Leaving out the pictures, retype the lines from the beginning of the listing through the line containing "const yTicks = [0, 2, 4, 6, 8, 10, 12];".
·····
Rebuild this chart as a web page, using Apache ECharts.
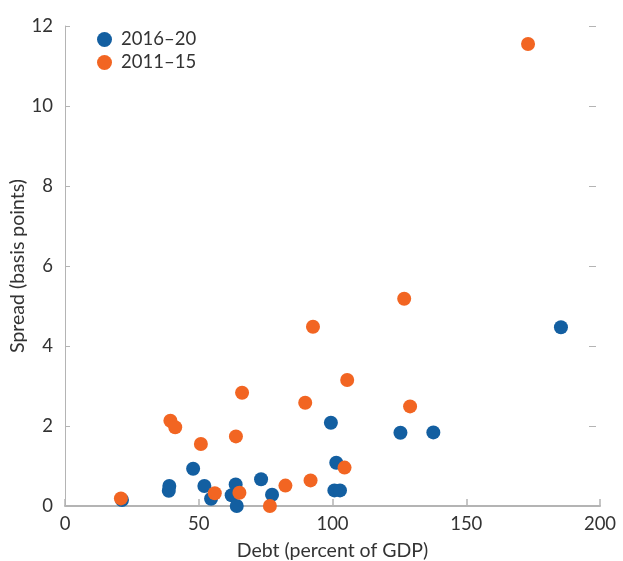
<!DOCTYPE html>
<html><head><meta charset="utf-8">
<script src="https://cdn.jsdelivr.net/npm/echarts@6/dist/echarts.min.js"></script>
<style>html,body{margin:0;padding:0;background:#fff}#c{width:623px;height:561px}</style>
</head><body><div id="c"></div>
<script>
const seriesNames = ['2016–20', '2011–15'];
const debt2016 = [21.3, 39.0, 38.8, 47.9, 52.1, 54.6, 62.3, 63.8, 64.2, 73.3, 77.4, 99.4, 101.4, 100.7, 102.8, 125.4, 137.7, 185.4];
const spread2016 = [0.15, 0.50, 0.38, 0.93, 0.50, 0.18, 0.27, 0.54, 0.00, 0.67, 0.28, 2.08, 1.08, 0.39, 0.39, 1.83, 1.84, 4.47];
const debt2011 = [20.9, 39.4, 41.2, 50.8, 56.0, 63.9, 65.2, 66.2, 76.6, 82.4, 89.8, 91.8, 92.7, 104.5, 105.5, 126.8, 129.0, 173.1];
const spread2011 = [0.19, 2.13, 1.97, 1.55, 0.32, 1.74, 0.33, 2.83, 0.00, 0.51, 2.58, 0.64, 4.48, 0.96, 3.15, 5.18, 2.49, 11.55];
const xTicks = [0, 50, 100, 150, 200];
const yTicks = [0, 2, 4, 6, 8, 10, 12];

const font = 'Lato, "Open Sans", sans-serif';
const txt = '#333';
const chart = echarts.init(document.getElementById('c'));
const pairs = (xs, ys) => xs.map((x, i) => [x, ys[i]]);
chart.setOption({
  animation: false,
  textStyle: {fontFamily: font},
  grid: {left: 65, right: 23, top: 26, bottom: 55, containLabel: false, outerBoundsMode: 'none'},
  legend: {
    left: 92, top: 25, orient: 'vertical', itemGap: 4, itemWidth: 15, itemHeight: 15,
    icon: 'circle',
    textStyle: {fontSize: 18.5, color: txt, fontFamily: font, padding: [0, 0, 0, 4]},
    data: seriesNames
  },
  xAxis: {
    type: 'value', min: xTicks[0], max: xTicks[xTicks.length - 1], interval: 50,
    name: 'Debt (percent of GDP)', nameLocation: 'middle', nameGap: 35, nameMoveOverlap: false,
    nameTextStyle: {fontSize: 19.5, color: txt, fontFamily: font},
    axisLine: {show: true, lineStyle: {color: '#b4b4b4', width: 2}},
    axisTick: {show: true, inside: true, length: 7, lineStyle: {color: '#b4b4b4', width: 1.5}},
    axisLabel: {fontSize: 18.5, color: txt, margin: 9, fontFamily: font},
    splitLine: {show: false}
  },
  yAxis: [{
    type: 'value', min: yTicks[0], max: yTicks[yTicks.length - 1], interval: 2,
    name: 'Spread (basis points)', nameLocation: 'middle', nameGap: 37, nameRotate: 90, nameMoveOverlap: false,
    nameTextStyle: {fontSize: 19.5, color: txt, fontFamily: font},
    axisLine: {show: true, lineStyle: {color: '#b4b4b4', width: 1}},
    axisTick: {show: true, inside: true, length: 5, lineStyle: {color: '#b4b4b4'}},
    axisLabel: {fontSize: 18.5, color: txt, margin: 12, fontFamily: font},
    splitLine: {show: false}
  }, {
    type: 'value', position: 'right', offset: -4, min: yTicks[0], max: yTicks[yTicks.length - 1], interval: 2,
    axisLine: {show: false},
    axisTick: {show: true, inside: true, length: 7, lineStyle: {color: '#b4b4b4'}},
    axisLabel: {show: false},
    splitLine: {show: false}
  }],
  series: [{
    name: seriesNames[0], type: 'scatter', symbolSize: 14,
    itemStyle: {color: '#135fa1', opacity: 1},
    data: pairs(debt2016, spread2016), z: 2
  }, {
    name: seriesNames[1], type: 'scatter', symbolSize: 14,
    itemStyle: {color: '#f26522', opacity: 1},
    data: pairs(debt2011, spread2011), z: 3
  }]
});
</script></body></html>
·····
Solution to the problem>
Rebuild this chart as a web page, using Apache ECharts.
<!DOCTYPE html>
<html><head><meta charset="utf-8">
<script src="https://cdn.jsdelivr.net/npm/echarts@6/dist/echarts.min.js"></script>
<style>html,body{margin:0;padding:0;background:#fff}#c{width:623px;height:561px}</style>
</head><body><div id="c"></div>
<script>
const seriesNames = ['2016–20', '2011–15'];
const debt2016 = [21.3, 39.0, 38.8, 47.9, 52.1, 54.6, 62.3, 63.8, 64.2, 73.3, 77.4, 99.4, 101.4, 100.7, 102.8, 125.4, 137.7, 185.4];
const spread2016 = [0.15, 0.50, 0.38, 0.93, 0.50, 0.18, 0.27, 0.54, 0.00, 0.67, 0.28, 2.08, 1.08, 0.39, 0.39, 1.83, 1.84, 4.47];
const debt2011 = [20.9, 39.4, 41.2, 50.8, 56.0, 63.9, 65.2, 66.2, 76.6, 82.4, 89.8, 91.8, 92.7, 104.5, 105.5, 126.8, 129.0, 173.1];
const spread2011 = [0.19, 2.13, 1.97, 1.55, 0.32, 1.74, 0.33, 2.83, 0.00, 0.51, 2.58, 0.64, 4.48, 0.96, 3.15, 5.18, 2.49, 11.55];
const xTicks = [0, 50, 100, 150, 200];
const yTicks = [0, 2, 4, 6, 8, 10, 12];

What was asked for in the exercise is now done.